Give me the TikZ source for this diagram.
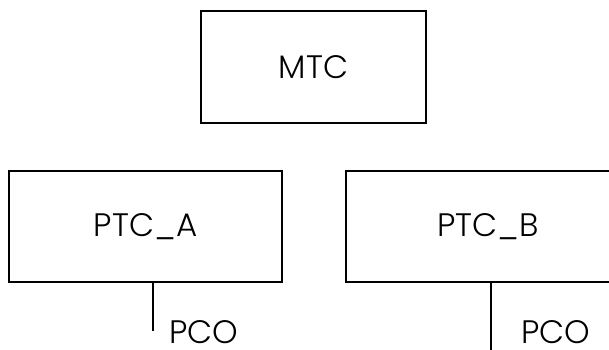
::::::::
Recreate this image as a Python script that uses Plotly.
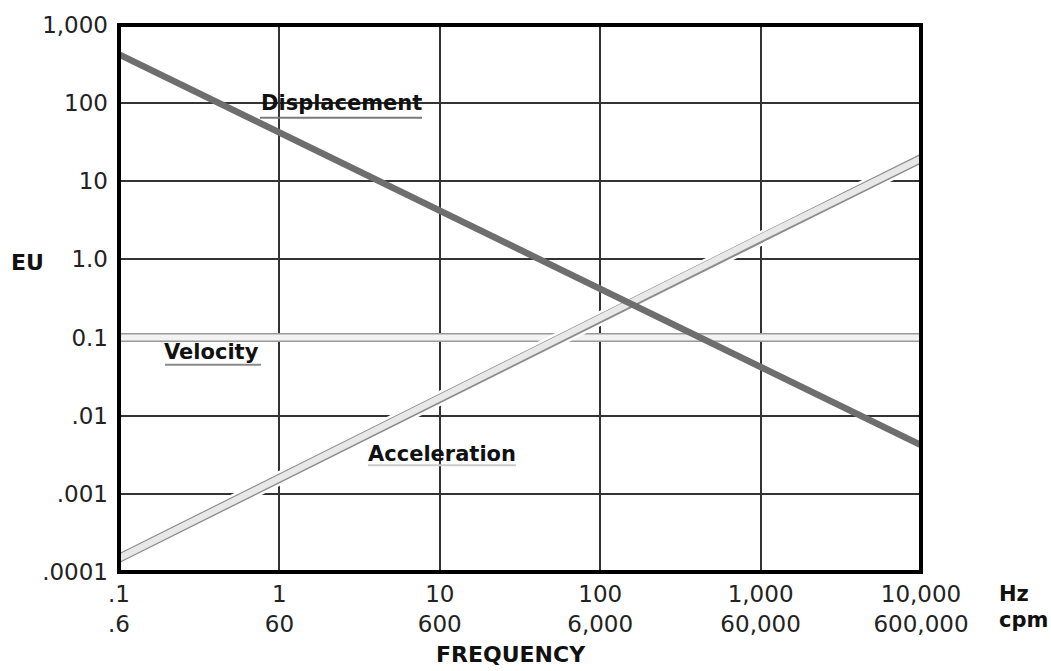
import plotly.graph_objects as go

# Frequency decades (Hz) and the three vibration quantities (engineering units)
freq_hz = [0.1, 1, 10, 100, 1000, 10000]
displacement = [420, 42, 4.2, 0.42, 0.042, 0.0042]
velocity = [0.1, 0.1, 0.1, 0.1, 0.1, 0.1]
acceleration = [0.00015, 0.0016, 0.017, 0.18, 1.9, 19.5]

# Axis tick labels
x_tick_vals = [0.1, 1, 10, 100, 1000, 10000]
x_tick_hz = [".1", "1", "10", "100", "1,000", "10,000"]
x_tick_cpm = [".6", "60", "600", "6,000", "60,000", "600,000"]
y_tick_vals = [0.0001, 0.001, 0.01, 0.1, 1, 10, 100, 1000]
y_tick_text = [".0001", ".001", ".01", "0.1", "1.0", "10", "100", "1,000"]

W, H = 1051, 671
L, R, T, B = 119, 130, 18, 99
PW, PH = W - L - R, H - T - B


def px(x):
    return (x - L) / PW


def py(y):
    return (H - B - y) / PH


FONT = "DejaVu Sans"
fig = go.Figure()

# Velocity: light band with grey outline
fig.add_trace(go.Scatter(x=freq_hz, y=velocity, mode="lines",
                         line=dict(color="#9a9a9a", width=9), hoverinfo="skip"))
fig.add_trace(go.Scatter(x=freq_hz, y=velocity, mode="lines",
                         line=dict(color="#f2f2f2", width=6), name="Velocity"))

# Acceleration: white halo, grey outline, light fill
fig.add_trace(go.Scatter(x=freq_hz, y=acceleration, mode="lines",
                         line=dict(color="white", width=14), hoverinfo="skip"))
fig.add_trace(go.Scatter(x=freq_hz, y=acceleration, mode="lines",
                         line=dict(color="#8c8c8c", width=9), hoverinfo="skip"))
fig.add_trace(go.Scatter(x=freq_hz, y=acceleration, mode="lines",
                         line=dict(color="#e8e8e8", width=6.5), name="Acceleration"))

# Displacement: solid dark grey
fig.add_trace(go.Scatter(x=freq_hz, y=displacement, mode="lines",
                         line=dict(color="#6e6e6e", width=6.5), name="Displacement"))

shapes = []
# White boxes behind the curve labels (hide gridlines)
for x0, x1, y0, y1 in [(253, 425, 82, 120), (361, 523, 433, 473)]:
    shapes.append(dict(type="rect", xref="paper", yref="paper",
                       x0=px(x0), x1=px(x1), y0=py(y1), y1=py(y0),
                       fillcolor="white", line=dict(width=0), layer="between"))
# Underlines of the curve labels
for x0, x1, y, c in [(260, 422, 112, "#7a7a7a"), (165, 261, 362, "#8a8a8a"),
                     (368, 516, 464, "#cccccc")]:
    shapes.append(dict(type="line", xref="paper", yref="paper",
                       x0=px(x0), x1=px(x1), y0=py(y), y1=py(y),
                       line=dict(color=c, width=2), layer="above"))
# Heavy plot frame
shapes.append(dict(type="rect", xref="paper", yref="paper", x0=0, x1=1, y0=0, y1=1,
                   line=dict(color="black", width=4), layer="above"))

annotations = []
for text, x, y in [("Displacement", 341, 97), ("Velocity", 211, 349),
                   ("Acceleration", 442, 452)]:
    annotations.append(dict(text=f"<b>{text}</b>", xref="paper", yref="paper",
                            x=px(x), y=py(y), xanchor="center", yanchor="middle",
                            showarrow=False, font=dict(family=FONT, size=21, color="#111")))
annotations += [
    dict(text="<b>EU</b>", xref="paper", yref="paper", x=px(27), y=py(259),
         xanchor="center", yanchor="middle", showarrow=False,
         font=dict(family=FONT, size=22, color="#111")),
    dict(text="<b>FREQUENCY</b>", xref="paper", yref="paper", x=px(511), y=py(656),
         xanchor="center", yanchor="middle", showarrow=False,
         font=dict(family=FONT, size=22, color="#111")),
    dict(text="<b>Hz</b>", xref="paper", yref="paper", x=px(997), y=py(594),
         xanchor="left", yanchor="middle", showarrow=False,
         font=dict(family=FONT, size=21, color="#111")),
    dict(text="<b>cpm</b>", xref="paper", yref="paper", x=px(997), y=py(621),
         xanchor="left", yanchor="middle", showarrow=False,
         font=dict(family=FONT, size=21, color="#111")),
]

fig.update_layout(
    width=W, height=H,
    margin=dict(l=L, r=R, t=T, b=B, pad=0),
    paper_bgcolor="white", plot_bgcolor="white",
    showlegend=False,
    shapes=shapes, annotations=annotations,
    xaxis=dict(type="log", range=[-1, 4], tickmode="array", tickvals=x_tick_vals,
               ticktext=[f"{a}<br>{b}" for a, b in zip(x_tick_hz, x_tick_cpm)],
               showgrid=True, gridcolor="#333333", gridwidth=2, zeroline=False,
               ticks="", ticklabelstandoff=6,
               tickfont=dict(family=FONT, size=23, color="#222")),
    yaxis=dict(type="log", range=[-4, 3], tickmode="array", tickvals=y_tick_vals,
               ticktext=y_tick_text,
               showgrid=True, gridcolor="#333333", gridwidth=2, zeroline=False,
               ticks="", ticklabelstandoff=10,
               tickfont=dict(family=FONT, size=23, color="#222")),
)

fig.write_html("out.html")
::::::::
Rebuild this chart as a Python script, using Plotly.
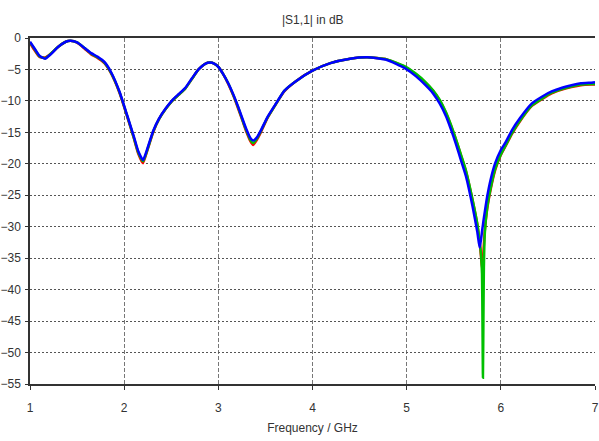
::::::::
# [THE PROBLEM]
Above are some entries. Restate word for word the lines from the one holding "Recreate this image" through the one holding "import plotly.graph_objects as go", but not the pictures.

# [ANSWER IN FULL]
Recreate this image as a Python script that uses Plotly.
import plotly.graph_objects as go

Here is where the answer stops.